Come ormai tendenza consolidata nel tempo, secondo quanto emerge dal rapporto “Ecomafia 2017” di Legambiente, le regioni del sud, la Campania, seguita da Sicilia, Puglia e Calabria, si confermano ai primi posti nella classifica per numero di illeciti ambientali, sebbene le attività criminali in tale settore spesso siano radicate anche nel nord Italia. Infatti, la Lombardia è la prima regione per numero di indagini in corso. Nel complesso, a distanza di due anni dall’entrata in vigore della legge sugli eco-reati, sono diminuiti gli illeciti ambientali e il fatturato delle attività criminali che se ne ricava. E sono dati che lasciano ben sperare, visto che solo nel 2016 sono stati 25.889 i reati ambientali accertati su tutto il territorio nazionale, 71 al giorno, circa 3 ogni ora.
”Quest’anno – dichiara la presidente nazionale di Legambiente Rossella Muroni – il rapporto ci restituisce una fotografia che non ha solo tinte fosche ma anche colori di speranza grazie soprattutto alla legge che ha introdotto nel codice penale i delitti ambientali e che ha contributo a renderci un Paese normale, dove chi inquina finalmente paga per quello che ha fatto.
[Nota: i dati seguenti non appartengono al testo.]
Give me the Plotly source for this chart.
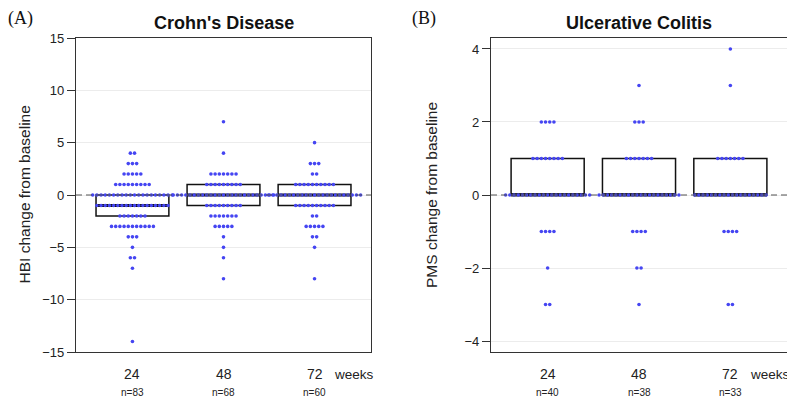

Ora è importante proseguire su questa strada non fermandosi ai primi risultati ottenuti, ma andando avanti investendo maggiori risorse soprattutto sulla formazione degli operatori dedicati ai controlli e dando gambe forti alle Agenzie regionali di protezione ambientale, che stanno ancora aspettando l’approvazione dei decreti attuativi”.
In ogni regione, mafia, corruzione e appalti truccati sono soltanto la punta dell’iceberg.
Nello specifico, in Sicilia, i problemi riguardano prevalentemente l’abusivismo edilizio; basta guardare il caso Licata, che sul proprio territorio ha 17.000 case illegali, di cui 400 sorgono entro la fascia di inedificabilità assoluta dei 150 metri dal mare.
E poi l’illegalità nel ciclo dei rifiuti speciali che, anziché essere trattati e gestiti secondo le norme di sicurezza ambientale e sanitaria, sono nascosti e così avvelenano l’aria, le falde acquifere, i fiumi e le coltivazioni agricole, minacciano la salute dei cittadini, contaminando con metalli pesanti, diossine e altre sostanze cancerogene i prodotti alimentari.
Infine c’è la piaga degli incendi dolosi. La Sicilia si piazza al terzo posto, con ben 735 infrazioni (il 15,9% del totale).
Lo scenario, pertanto, appare drammaticamente lontano da un sostanziale miglioramento e, di certo, il tempo di applicazione del nuovo dispositivo di legge risulta essere ancora insufficiente per arginare un fenomeno come quello delle ecomafie, diffuso a livello internazionale.